O Globo
A suspensão abrupta do depoimento de
Ricardo Barros na CPI da Covid, nesta quinta-feira, foi a crônica de um
desastre anunciado.
Aqui neste espaço escrevi, ainda nos
primórdios da investigação, em 5 de maio, quando os senadores estavam
embevecidos com tanto holofote: “Para que não seja um placebo de açúcar, esta
CPI precisa urgentemente entender que, sem um corpo técnico consistente, não
irá a lugar algum”.
Na saída para o recesso, voltei a
contrariar o coro dos empolgados: “A pausa de duas semanas (…) poderá ser
salutar para que mergulhem nos documentos a fim de traçar a linha acusatória”.
Na última segunda-feira, perguntei a Renan
Calheiros se eles estavam preparados para o depoimento de Barros, que seria
difícil e poderia resultar na impressão de que ele venceu o confronto.
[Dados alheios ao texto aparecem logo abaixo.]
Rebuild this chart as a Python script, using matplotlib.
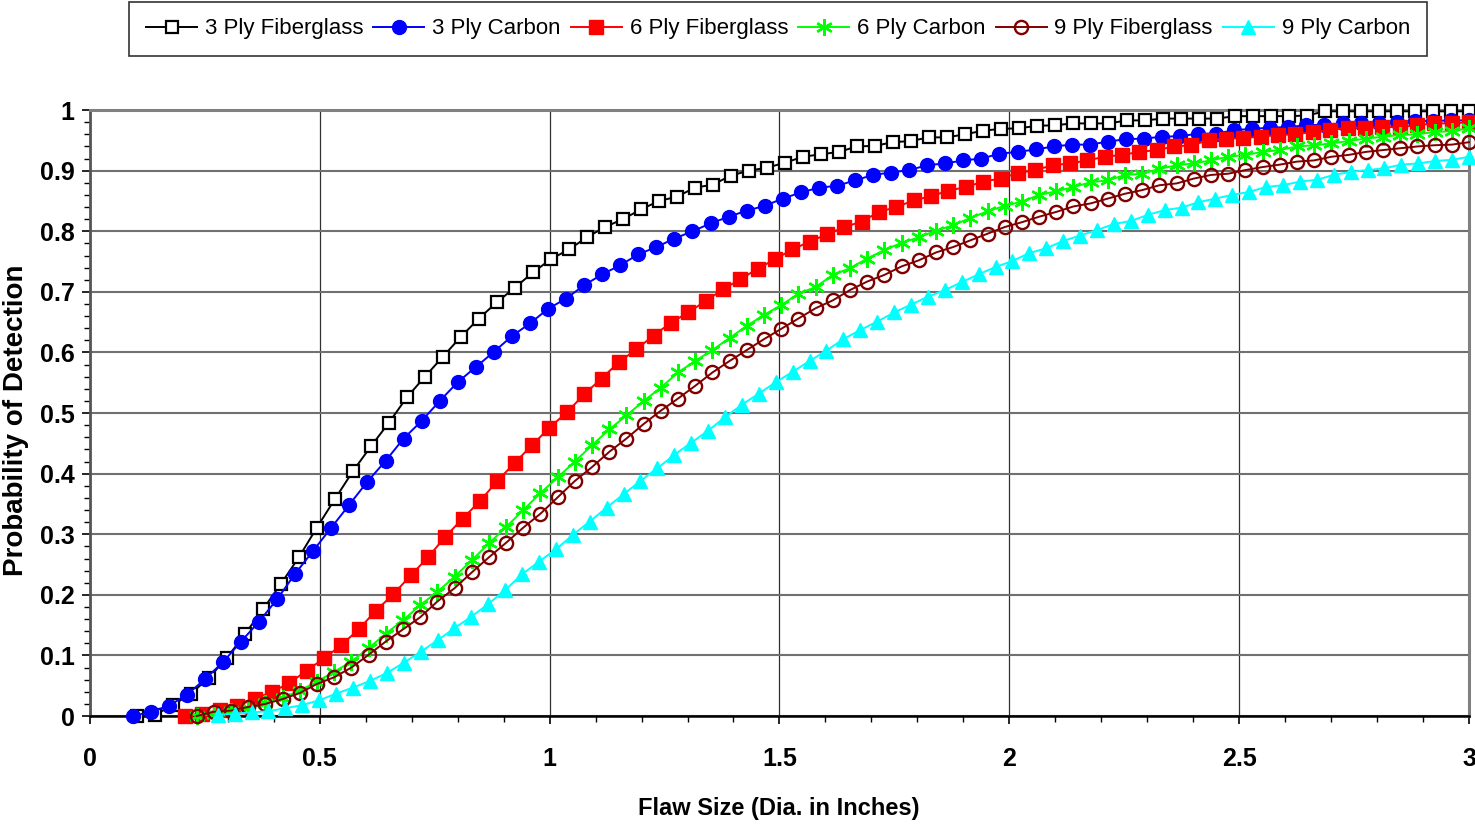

O
relator parecia seguro de que sim.
No entanto o que se viu nesta quinta foi um
deputado que chegou disposto a ditar o próprio depoimento e a enquadrar os
senadores.
A estratégia avançava bem, até que Barros foi tragado pela própria arrogância e teve as asas cortadas pela intervenção como sempre cirúrgica e bem fundamentada do senador Alessandro Vieira (Cidadania-SE), o mais técnico dos integrantes da CPI, um dos autores do requerimento de sua criação e, infelizmente, apenas suplente no colegiado.
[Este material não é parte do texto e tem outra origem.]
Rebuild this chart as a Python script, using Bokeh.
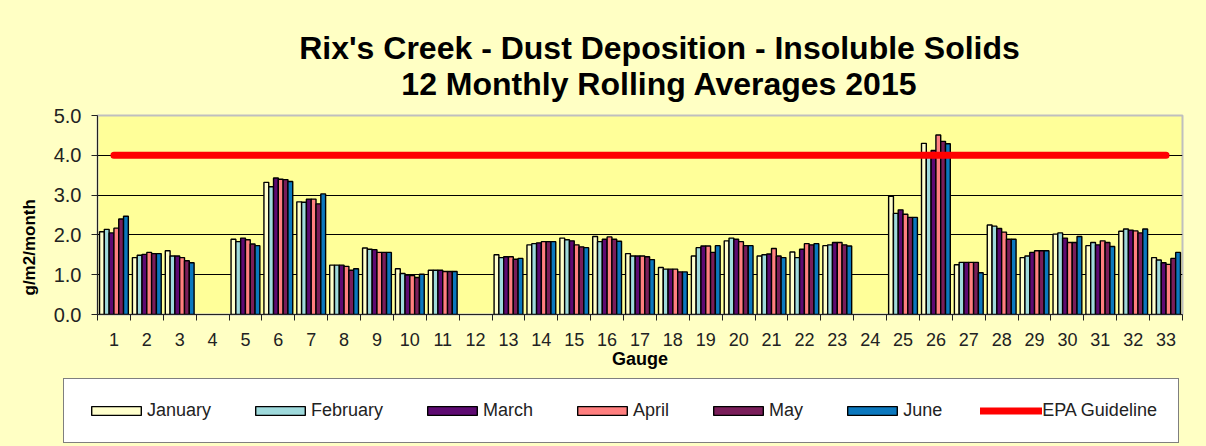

Parar a bola pode ser a forma de evitar que
a CPI se perca. A esta altura já está claro, até para eles, algo que eu também
avisei em textos, comentários e em conversas com os próprios integrantes:
prorrogar a CPI foi um erro.
Sou uma pitonisa que tudo prevê? Longe
disso. Apenas tenho experiência de cobertura de “n” CPIs, e os dilemas que se
apresentam agora estiveram presentes em todas. Incrível é que os senadores não
tenham feito como times de futebol, que analisam partidas anteriores do
adversário para se preparar.
É nitidamente insuficiente o apoio técnico
de que dispõe a CPI da Covid. A ponto de senadores recorrerem a seus assessores
próprios, ou por vezes aos “internautas”, para apontar contradições ou mentiras
de depoimentos.
Um político ladino como Ricardo Barros não
poderia jamais ter sido inquirido sem que, previamente, os senadores tivessem
respostas para aquelas que claramente seriam suas linhas de defesa: que não
tinha nada a ver com a nomeação de servidores no Ministério da Saúde nem com a
intermediação de interesses de empresas na pasta.
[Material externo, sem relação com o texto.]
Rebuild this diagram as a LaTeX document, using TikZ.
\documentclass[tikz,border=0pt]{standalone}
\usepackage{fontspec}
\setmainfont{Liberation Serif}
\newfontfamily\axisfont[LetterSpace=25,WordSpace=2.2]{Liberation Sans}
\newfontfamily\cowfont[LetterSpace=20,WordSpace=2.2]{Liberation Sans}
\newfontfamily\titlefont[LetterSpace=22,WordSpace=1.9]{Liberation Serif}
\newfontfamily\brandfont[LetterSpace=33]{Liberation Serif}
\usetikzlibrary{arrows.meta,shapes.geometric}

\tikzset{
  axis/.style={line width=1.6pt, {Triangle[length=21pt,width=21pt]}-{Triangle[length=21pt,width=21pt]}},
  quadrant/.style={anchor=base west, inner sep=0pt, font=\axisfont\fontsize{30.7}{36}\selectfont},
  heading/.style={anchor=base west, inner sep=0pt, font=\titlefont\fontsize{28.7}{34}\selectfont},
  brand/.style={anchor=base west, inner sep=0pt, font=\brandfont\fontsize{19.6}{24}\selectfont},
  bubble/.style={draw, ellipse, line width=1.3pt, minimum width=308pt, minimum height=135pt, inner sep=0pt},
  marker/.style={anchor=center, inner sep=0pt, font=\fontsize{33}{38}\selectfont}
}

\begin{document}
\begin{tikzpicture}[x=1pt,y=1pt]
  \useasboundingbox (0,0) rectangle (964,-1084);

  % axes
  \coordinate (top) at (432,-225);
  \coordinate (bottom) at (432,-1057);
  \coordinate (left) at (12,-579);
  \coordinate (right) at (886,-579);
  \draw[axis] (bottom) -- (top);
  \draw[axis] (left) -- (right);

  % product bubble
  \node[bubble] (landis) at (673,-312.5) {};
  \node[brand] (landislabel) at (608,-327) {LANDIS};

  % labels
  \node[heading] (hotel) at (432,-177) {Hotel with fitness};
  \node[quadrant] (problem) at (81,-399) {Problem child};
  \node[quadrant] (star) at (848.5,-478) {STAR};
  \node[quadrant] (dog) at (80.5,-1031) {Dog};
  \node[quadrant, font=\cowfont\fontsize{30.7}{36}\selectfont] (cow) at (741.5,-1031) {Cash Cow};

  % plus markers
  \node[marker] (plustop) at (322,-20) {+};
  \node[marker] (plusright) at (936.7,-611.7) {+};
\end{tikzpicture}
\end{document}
Houve duas semanas de recesso justamente
para que se esquadrinhassem os depoimentos e os documentos para desmontar a
versão de Barros.
Mas foi pior: os senadores não esperavam
que ele fosse ousar atribuir à própria CPI a dificuldade de o Brasil obter
vacinas.
A simbiose entre o Centrão e Jair Bolsonaro
resultou nesse corpo sinistro em que não há limites para o cinismo e a
desfaçatez. De tão sórdida, a alegação claramente cairá nas graças da malta
bolsonarista, que passará a repeti-la. É só conferir as redes sociais dos
puxa-sacos e as lives putrefatas do próprio presidente para ver essa patifaria
ser repetida. De novo, não é preciso ter bola de cristal: o golpismo
bolsonarista é cristalino em suas táticas.
Outra que vingou foi Bolsonaro aproveitar o
recesso, quando a CPI vivia seu momento mais auspicioso, após desnudar a corrupção
do contrato da Covaxin, para mudar a pauta brasileira para um não assunto, o
voto impresso.
Na volta, a CPI encontrou a arena ocupada,
se perdeu nas várias frentes de investigação abertas, não se preparou para
ouvir Barros e tem de tomar cuidado para que os governistas não emplaquem a
tese de que não há prova de nada, só narrativa.
É o momento mais delicado para a comissão, cuja missão é também reparatória da maior tragédia brasileira em muitas gerações, o morticínio da Covid-19 promovido por Bolsonaro. Que os senadores entendam que estão derrapando e corrijam a rota.